#### Dataset content:
---*---

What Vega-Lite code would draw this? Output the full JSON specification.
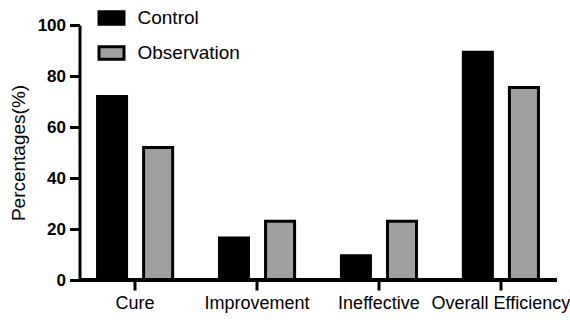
{
  "$schema": "https://vega.github.io/schema/vega-lite/v6.json",
  "width": 477,
  "height": 255,
  "padding": {"left": 8.5, "top": 4, "right": 2, "bottom": 4},
  "background": "white",
  "config": {
    "view": {"stroke": null},
    "font": "Liberation Sans",
    "axis": {"grid": false}
  },
  "data": {
    "values": [
      {"category": "Cure", "group": "Control", "value": 72},
      {"category": "Cure", "group": "Observation", "value": 52},
      {"category": "Improvement", "group": "Control", "value": 16.5},
      {"category": "Improvement", "group": "Observation", "value": 23},
      {"category": "Ineffective", "group": "Control", "value": 9.5},
      {"category": "Ineffective", "group": "Observation", "value": 23},
      {"category": "Overall Efficiency", "group": "Control", "value": 89.3},
      {"category": "Overall Efficiency", "group": "Observation", "value": 75.5}
    ]
  },
  "layer": [
    {
      "mark": {"type": "bar", "stroke": "black", "strokeWidth": 3},
      "encoding": {
        "x": {
          "field": "category",
          "type": "nominal",
          "sort": null,
          "scale": {"paddingInner": 0.384, "paddingOuter": 0.148},
          "axis": {
            "title": null,
            "labelAngle": 0,
            "labelFontSize": 18,
            "labelColor": "black",
            "labelPadding": 4,
            "tickSize": 10,
            "domainColor": "#000000",
            "domainWidth": 3,
            "tickColor": "#000000",
            "tickWidth": 3
          }
        },
        "xOffset": {
          "field": "group",
          "type": "nominal",
          "scale": {"paddingInner": 0.37, "paddingOuter": 0}
        },
        "y": {
          "field": "value",
          "type": "quantitative",
          "scale": {"domain": [0, 100], "nice": false},
          "axis": {
            "title": "Percentages(%)",
            "titleFontSize": 19,
            "titleFontWeight": "normal",
            "titleColor": "black",
            "titlePadding": 9,
            "values": [0, 20, 40, 60, 80, 100],
            "labelFontSize": 17,
            "labelFontWeight": "bold",
            "labelColor": "black",
            "labelPadding": 4,
            "tickSize": 10,
            "domainColor": "#000000",
            "domainWidth": 3,
            "tickColor": "#000000",
            "tickWidth": 3
          }
        },
        "fill": {
          "field": "group",
          "type": "nominal",
          "scale": {"domain": ["Control", "Observation"], "range": ["#000000", "#a0a0a2"]},
          "legend": {
            "title": null,
            "orient": "none",
            "legendX": 18,
            "legendY": -21,
            "symbolType": "M-1,-0.5H1V0.5H-1Z",
            "symbolSize": 625,
            "symbolStrokeColor": "black",
            "symbolStrokeWidth": 3,
            "symbolOpacity": 1,
            "labelFontSize": 19,
            "labelColor": "black",
            "labelOffset": 12,
            "rowPadding": 8
          }
        }
      }
    },
    {
      "mark": {"type": "rule", "color": "black", "strokeWidth": 3},
      "encoding": {"y": {"datum": 0}}
    }
  ]
}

---*---

#### Work to do:
Transcribe the full listing above exactly as it stands, minus the pictures.

#### Exercise result:
What Vega-Lite code would draw this? Output the full JSON specification.
{
  "$schema": "https://vega.github.io/schema/vega-lite/v6.json",
  "width": 477,
  "height": 255,
  "padding": {"left": 8.5, "top": 4, "right": 2, "bottom": 4},
  "background": "white",
  "config": {
    "view": {"stroke": null},
    "font": "Liberation Sans",
    "axis": {"grid": false}
  },
  "data": {
    "values": [
      {"category": "Cure", "group": "Control", "value": 72},
      {"category": "Cure", "group": "Observation", "value": 52},
      {"category": "Improvement", "group": "Control", "value": 16.5},
      {"category": "Improvement", "group": "Observation", "value": 23},
      {"category": "Ineffective", "group": "Control", "value": 9.5},
      {"category": "Ineffective", "group": "Observation", "value": 23},
      {"category": "Overall Efficiency", "group": "Control", "value": 89.3},
      {"category": "Overall Efficiency", "group": "Observation", "value": 75.5}
    ]
  },
  "layer": [
    {
      "mark": {"type": "bar", "stroke": "black", "strokeWidth": 3},
      "encoding": {
        "x": {
          "field": "category",
          "type": "nominal",
          "sort": null,
          "scale": {"paddingInner": 0.384, "paddingOuter": 0.148},
          "axis": {
            "title": null,
            "labelAngle": 0,
            "labelFontSize": 18,
            "labelColor": "black",
            "labelPadding": 4,
            "tickSize": 10,
            "domainColor": "#000000",
            "domainWidth": 3,
            "tickColor": "#000000",
            "tickWidth": 3
          }
        },
        "xOffset": {
          "field": "group",
          "type": "nominal",
          "scale": {"paddingInner": 0.37, "paddingOuter": 0}
        },
        "y": {
          "field": "value",
          "type": "quantitative",
          "scale": {"domain": [0, 100], "nice": false},
          "axis": {
            "title": "Percentages(%)",
            "titleFontSize": 19,
            "titleFontWeight": "normal",
            "titleColor": "black",
            "titlePadding": 9,
            "values": [0, 20, 40, 60, 80, 100],
            "labelFontSize": 17,
            "labelFontWeight": "bold",
            "labelColor": "black",
            "labelPadding": 4,
            "tickSize": 10,
            "domainColor": "#000000",
            "domainWidth": 3,
            "tickColor": "#000000",
            "tickWidth": 3
          }
        },
        "fill": {
          "field": "group",
          "type": "nominal",
          "scale": {"domain": ["Control", "Observation"], "range": ["#000000", "#a0a0a2"]},
          "legend": {
            "title": null,
            "orient": "none",
            "legendX": 18,
            "legendY": -21,
            "symbolType": "M-1,-0.5H1V0.5H-1Z",
            "symbolSize": 625,
            "symbolStrokeColor": "black",
            "symbolStrokeWidth": 3,
            "symbolOpacity": 1,
            "labelFontSize": 19,
            "labelColor": "black",
            "labelOffset": 12,
            "rowPadding": 8
          }
        }
      }
    },
    {
      "mark": {"type": "rule", "color": "black", "strokeWidth": 3},
      "encoding": {"y": {"datum": 0}}
    }
  ]
}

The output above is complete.